# IV therapy billing



## llmccann (Apr 11, 2011)

We recently starting billing for this service and I want to make sure I'm not missing any charges. For example, a patient receiving IV saline + medication. Is it correct just to bill 96365, for the 1st hour. Plus the J-code for the drug? 

If it is pushed, do I use 96374 in addition, or instead of 96365? The providers are questioning an "iv start" charge also, is that the 96365?

Thanks for any help!:


----------



## eadun2000 (Apr 11, 2011)

llmccann said:


> We recently starting billing for this service and I want to make sure I'm not missing any charges. For example, a patient receiving IV saline + medication. Is it correct just to bill 96365, for the 1st hour. Plus the J-code for the drug?
> 
> If it is pushed, do I use 96374 in addition, or instead of 96365? The providers are questioning an "iv start" charge also, is that the 96365?
> 
> Thanks for any help!:



If the patient is receiving the medication being infused with saline, then you code for the 96365 if it is documented that it is 16 minutes or more up to the first hour.  If you are just billing for saline for hydration and also giving a med IV push then it is 96374 for the med and 96361 for the saline if the saline is being given longer than 31 minutes.  If you are charging a 96360, 96365 or 96374, you do NOT code for the IV start (36000) as it is already included in the initial procedure.


----------



## Mojo (Apr 11, 2011)

This presentation may help you with the hierarchy and coding of injections and infusions. I found it to be a very good review.

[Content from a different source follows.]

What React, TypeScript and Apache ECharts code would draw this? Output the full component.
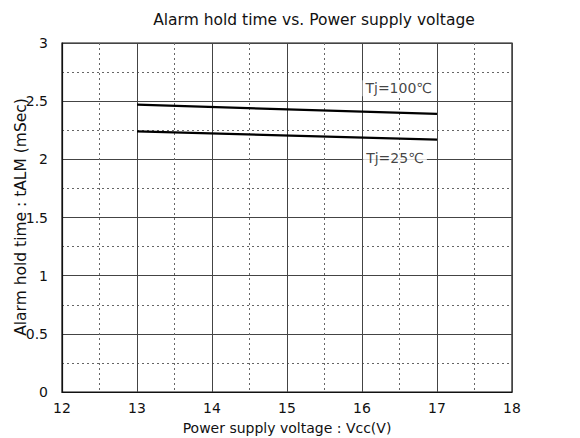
import React, { useEffect, useRef } from "react";
import * as echarts from "echarts";

const title = "Alarm hold time vs. Power supply voltage";
const xName = "Power supply voltage : Vcc(V)";
const yName = "Alarm hold time : tALM (mSec)";
const vcc = [13, 17];
const tj100 = [2.47, 2.39];
const tj25 = [2.24, 2.17];
const curveLabels = ["Tj=100℃", "Tj=25℃"];
const labelX = [16.49, 16.44];
const labelY = [2.61, 2.01];

const FONT = "DejaVu Sans";

export default function App() {
  const ref = useRef<HTMLDivElement>(null);
  useEffect(() => {
    const chart = echarts.init(ref.current!, null, { renderer: "svg" });
    chart.setOption({
      animation: false,
      backgroundColor: "#fff",
      title: {
        text: title,
        left: 309,
        textAlign: "center",
        top: 7,
        textStyle: { fontFamily: FONT, fontSize: 15.5, fontWeight: "normal", color: "#111" },
      },
      graphic: [
        {
          type: "text",
          x: 21,
          y: 217,
          rotation: Math.PI / 2,
          style: {
            text: yName,
            fontFamily: FONT,
            fontSize: 15.5,
            fill: "#111",
            align: "center",
            verticalAlign: "middle",
          },
        },
      ],
      grid: {
        left: 62, right: 68, top: 43, bottom: 46,
        outerBoundsMode: "none",
        containLabel: false,
        show: true, borderColor: "#111", borderWidth: 1.2,
      },
      xAxis: {
        type: "value", min: 12, max: 18, interval: 1,
        name: xName, nameLocation: "middle", nameGap: 29,
        nameTextStyle: { fontFamily: FONT, fontSize: 14, color: "#111" },
        axisLine: { show: true, lineStyle: { color: "#111", width: 1.2 } },
        axisTick: { show: false },
        axisLabel: { fontFamily: FONT, fontSize: 14, color: "#111", margin: 9 },
        splitLine: { show: true, lineStyle: { color: "#444", width: 1 } },
        minorTick: { show: false, splitNumber: 2 },
        minorSplitLine: { show: true, lineStyle: { color: "#666", type: [2, 3], width: 1 } },
      },
      yAxis: {
        type: "value", min: 0, max: 3, interval: 0.5,
        axisLine: { show: true, lineStyle: { color: "#111", width: 1.2 } },
        axisTick: { show: false },
        axisLabel: { fontFamily: FONT, fontSize: 14, color: "#111", margin: 14 },
        splitLine: { show: true, lineStyle: { color: "#444", width: 1 } },
        minorTick: { show: false, splitNumber: 2 },
        minorSplitLine: { show: true, lineStyle: { color: "#666", type: [2, 3], width: 1 } },
      },
      series: [
        {
          type: "line", data: vcc.map((v, i) => [v, tj100[i]]),
          symbol: "none", lineStyle: { color: "#000", width: 2.2 },
        },
        {
          type: "line", data: vcc.map((v, i) => [v, tj25[i]]),
          symbol: "none", lineStyle: { color: "#000", width: 2.2 },
        },
        {
          type: "scatter", symbolSize: 0, z: 5,
          data: curveLabels.map((t, i) => ({ value: [labelX[i], labelY[i]], name: t })),
          label: {
            show: true, position: "inside", formatter: (p: any) => p.name,
            fontFamily: FONT, fontSize: 14, color: "#111",
            backgroundColor: "#fff", padding: [1, 3],
          },
        },
      ],
    });
    return () => chart.dispose();
  }, []);
  return (
    <div
      ref={ref}
      style={{ position: "fixed", left: 0, top: 0, width: 580, height: 438 }}
    />
  );
}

http://qhr.knowledgebase.co/article...drug-administration-coding-online-lesson.html


----------



## llmccann (Apr 12, 2011)

*IV Therapy billing*

Thank you both, the info was great!


----------



## NikkiAragon (Jun 6, 2011)

I know this is an older thread but I came across it trying to find the difference between the 36000 codes and the 96360 codes and the presentation you gave us the link to was AWESOME, thank you!


----------



## tonynrosie (Jun 11, 2011)

*just started coding infusions*

this was an excellant tutorial.  Thank you for sharing!


----------



## cpho (Sep 14, 2016)

*96365 or 96374*

I am having difficulty in getting reimbursed for 96365 stating documentation does not support.  The patient received Iron infused for exactly half an hour.  Arn't I able to use this code as its description up to one hour?  Not a push because the infusion is more than 15 minutes.

Please advise


----------



## ambonham (Mar 2, 2017)

*ambonham*

AAPC has an awesome webinar "Adminstering the Proper Coding of Infusions and Injections".    I highly recommend it!   There is an Injection & Infusion Table in it that clears up a lot of the confusion!   After watching the webinar, we got with the pharmacist over billing.  My understanding is when a pt. gets a hydration infusion, NS,  D5W, electrolyte fluids, you bill 96360.   Only one primary infusion code/enc.   The pushes, ex. Zofran, are reported with + 96375.  The 31 min. applies to 96360 , per CPT.    The other state up to 1 hr., but this one specifically states 31min-1 hr.   You may be getting denials on 96365 & 96374 because you are using 2 primary codes/infusion.


----------